● **WHAT THIS TASK INVOLVES**
Take the lines from the top down to and including the one with "fig = go.Figure()" and repeat them exactly. Omit images.

[Start INFORMATION PROVIDED]

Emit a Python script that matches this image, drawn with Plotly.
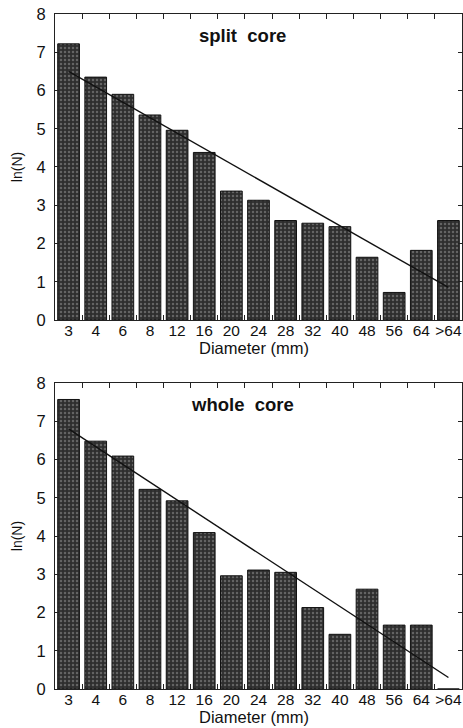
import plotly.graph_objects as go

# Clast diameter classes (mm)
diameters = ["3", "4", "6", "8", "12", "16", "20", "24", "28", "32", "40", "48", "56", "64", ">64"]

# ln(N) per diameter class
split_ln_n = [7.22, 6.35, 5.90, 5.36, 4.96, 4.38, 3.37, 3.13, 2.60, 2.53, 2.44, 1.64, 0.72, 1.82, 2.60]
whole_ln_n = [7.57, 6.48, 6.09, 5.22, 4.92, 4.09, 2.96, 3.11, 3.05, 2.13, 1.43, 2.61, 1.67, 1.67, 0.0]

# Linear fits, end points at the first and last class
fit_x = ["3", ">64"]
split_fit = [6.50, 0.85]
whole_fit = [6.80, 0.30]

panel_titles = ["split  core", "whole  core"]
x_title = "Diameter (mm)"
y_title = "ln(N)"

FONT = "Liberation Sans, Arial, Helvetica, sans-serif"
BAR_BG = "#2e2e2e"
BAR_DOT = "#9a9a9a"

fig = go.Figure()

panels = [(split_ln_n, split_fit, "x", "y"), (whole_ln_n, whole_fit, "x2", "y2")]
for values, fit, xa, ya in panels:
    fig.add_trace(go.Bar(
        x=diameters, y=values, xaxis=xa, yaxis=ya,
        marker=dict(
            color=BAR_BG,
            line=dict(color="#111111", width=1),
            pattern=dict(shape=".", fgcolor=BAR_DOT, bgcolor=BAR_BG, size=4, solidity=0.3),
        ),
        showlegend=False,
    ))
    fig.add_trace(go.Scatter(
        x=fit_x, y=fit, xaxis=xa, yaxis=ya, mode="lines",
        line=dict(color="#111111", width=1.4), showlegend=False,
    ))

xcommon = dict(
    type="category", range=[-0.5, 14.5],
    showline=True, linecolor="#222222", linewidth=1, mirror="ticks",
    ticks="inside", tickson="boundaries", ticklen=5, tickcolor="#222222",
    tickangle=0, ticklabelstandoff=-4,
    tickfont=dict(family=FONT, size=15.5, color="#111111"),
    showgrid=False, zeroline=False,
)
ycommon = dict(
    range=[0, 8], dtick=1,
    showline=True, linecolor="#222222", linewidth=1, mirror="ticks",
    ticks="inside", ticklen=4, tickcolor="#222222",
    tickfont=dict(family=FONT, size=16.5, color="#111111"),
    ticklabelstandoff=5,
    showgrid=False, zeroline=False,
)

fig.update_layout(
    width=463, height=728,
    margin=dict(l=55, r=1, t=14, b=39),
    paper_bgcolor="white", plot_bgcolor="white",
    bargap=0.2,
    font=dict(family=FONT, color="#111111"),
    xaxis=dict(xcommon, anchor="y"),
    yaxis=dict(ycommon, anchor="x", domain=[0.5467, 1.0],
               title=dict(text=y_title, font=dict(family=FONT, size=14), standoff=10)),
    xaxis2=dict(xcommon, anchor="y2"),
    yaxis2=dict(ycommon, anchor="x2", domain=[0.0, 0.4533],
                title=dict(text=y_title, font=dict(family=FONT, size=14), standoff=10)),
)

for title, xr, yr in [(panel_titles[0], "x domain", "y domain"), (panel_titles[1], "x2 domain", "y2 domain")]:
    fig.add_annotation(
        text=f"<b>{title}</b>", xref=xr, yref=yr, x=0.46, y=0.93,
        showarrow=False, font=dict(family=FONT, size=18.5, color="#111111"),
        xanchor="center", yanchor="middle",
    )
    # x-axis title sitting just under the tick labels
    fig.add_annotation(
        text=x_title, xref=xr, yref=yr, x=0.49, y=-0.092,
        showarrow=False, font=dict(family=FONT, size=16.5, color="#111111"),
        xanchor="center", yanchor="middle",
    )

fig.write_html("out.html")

[End INFORMATION PROVIDED]

● **WRITTEN SOLUTION**
Emit a Python script that matches this image, drawn with Plotly.
import plotly.graph_objects as go

# Clast diameter classes (mm)
diameters = ["3", "4", "6", "8", "12", "16", "20", "24", "28", "32", "40", "48", "56", "64", ">64"]

# ln(N) per diameter class
split_ln_n = [7.22, 6.35, 5.90, 5.36, 4.96, 4.38, 3.37, 3.13, 2.60, 2.53, 2.44, 1.64, 0.72, 1.82, 2.60]
whole_ln_n = [7.57, 6.48, 6.09, 5.22, 4.92, 4.09, 2.96, 3.11, 3.05, 2.13, 1.43, 2.61, 1.67, 1.67, 0.0]

# Linear fits, end points at the first and last class
fit_x = ["3", ">64"]
split_fit = [6.50, 0.85]
whole_fit = [6.80, 0.30]

panel_titles = ["split  core", "whole  core"]
x_title = "Diameter (mm)"
y_title = "ln(N)"

FONT = "Liberation Sans, Arial, Helvetica, sans-serif"
BAR_BG = "#2e2e2e"
BAR_DOT = "#9a9a9a"

fig = go.Figure()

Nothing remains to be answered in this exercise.